Do this => Copy each line that holds "with".
•••
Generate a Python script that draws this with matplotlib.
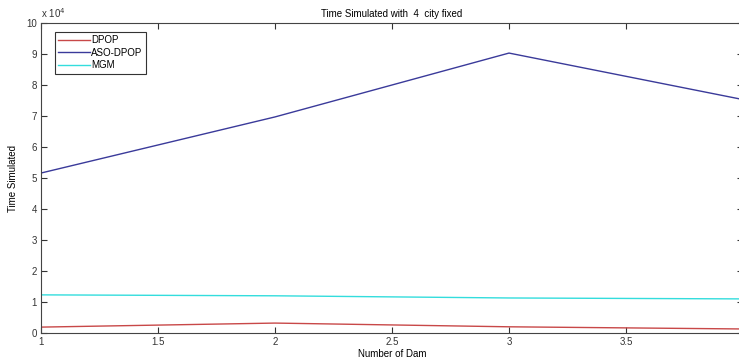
import matplotlib
matplotlib.use('agg')

import matplotlib.pyplot as plt
import numpy as np

plt.rcParams['font.family'] = ['Liberation Sans', 'DejaVu Sans']
plt.rcParams['font.size'] = 7

# number of dams vs simulated time
dams = [1, 2, 3, 4]
dpop = [1900, 3200, 2000, 1300]
aso_dpop = [51600, 69700, 90300, 75300]
mgm = [12300, 12000, 11300, 11000]

# the axis runs just past the right edge, so the "4" label is not shown
x_ticks = [1, 1.5, 2, 2.5, 3, 3.5, 4]
x_labels = ['1', '1.5', '2', '2.5', '3', '3.5', '']

fig = plt.figure(figsize=(7.39, 3.59), dpi=100)
ax = fig.add_axes([41/739, 1 - 333/359, 702/739, 310/359])

ax.plot(dams, dpop, color='#c84848', lw=1, label='DPOP')
ax.plot(dams, aso_dpop, color='#3a3a9a', lw=1, label='ASO-DPOP')
ax.plot(dams, mgm, color='#33dddd', lw=1, label='MGM')

ax.set_xlim(1, 4)
ax.set_ylim(0, 100000)
ax.set_xticks(x_ticks)
ax.set_xticklabels(x_labels)
ax.set_yticks(np.arange(0, 100001, 10000))
ax.set_yticklabels([str(v) for v in range(11)])
ax.text(0, 1.01, r'x 10$^4$', transform=ax.transAxes, fontsize=7, va='bottom', ha='left', color='#333333')

ax.tick_params(direction='in', top=True, right=True, length=4, width=0.8, colors='#333333', pad=3)
for s in ax.spines.values():
    s.set_color('#444444')
    s.set_linewidth(0.8)

ax.set_title('Time Simulated with  4  city fixed', fontsize=7, pad=4)
ax.set_xlabel('Number of Dam', fontsize=7, labelpad=1)
ax.set_ylabel('Time Simulated', fontsize=7, labelpad=6)

leg = ax.legend(loc='upper left', bbox_to_anchor=(14/702, 1 - 9/310), borderaxespad=0,
                fancybox=False, edgecolor='#333333', handlelength=3.2, borderpad=0.35,
                labelspacing=0.25, handletextpad=0.2, framealpha=1)
leg.get_frame().set_linewidth(0.8)

fig.savefig('out.png', dpi=100)
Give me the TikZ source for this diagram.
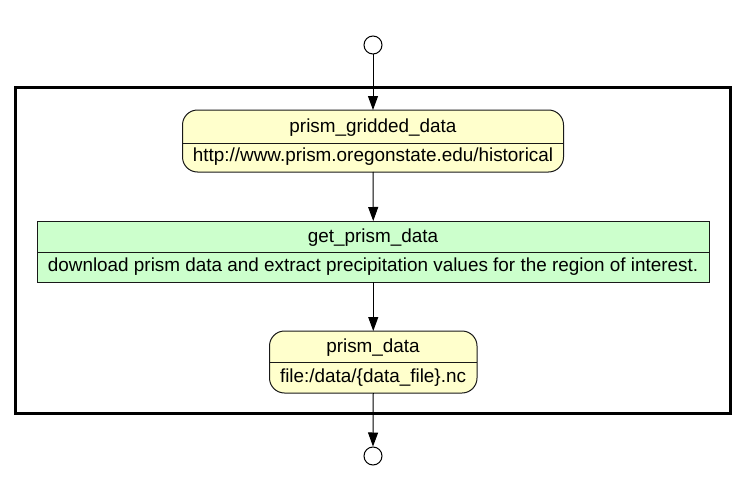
•••
Correct response =>
Generate a Python script that draws this with matplotlib.
ax.set_title('Time Simulated with  4  city fixed', fontsize=7, pad=4)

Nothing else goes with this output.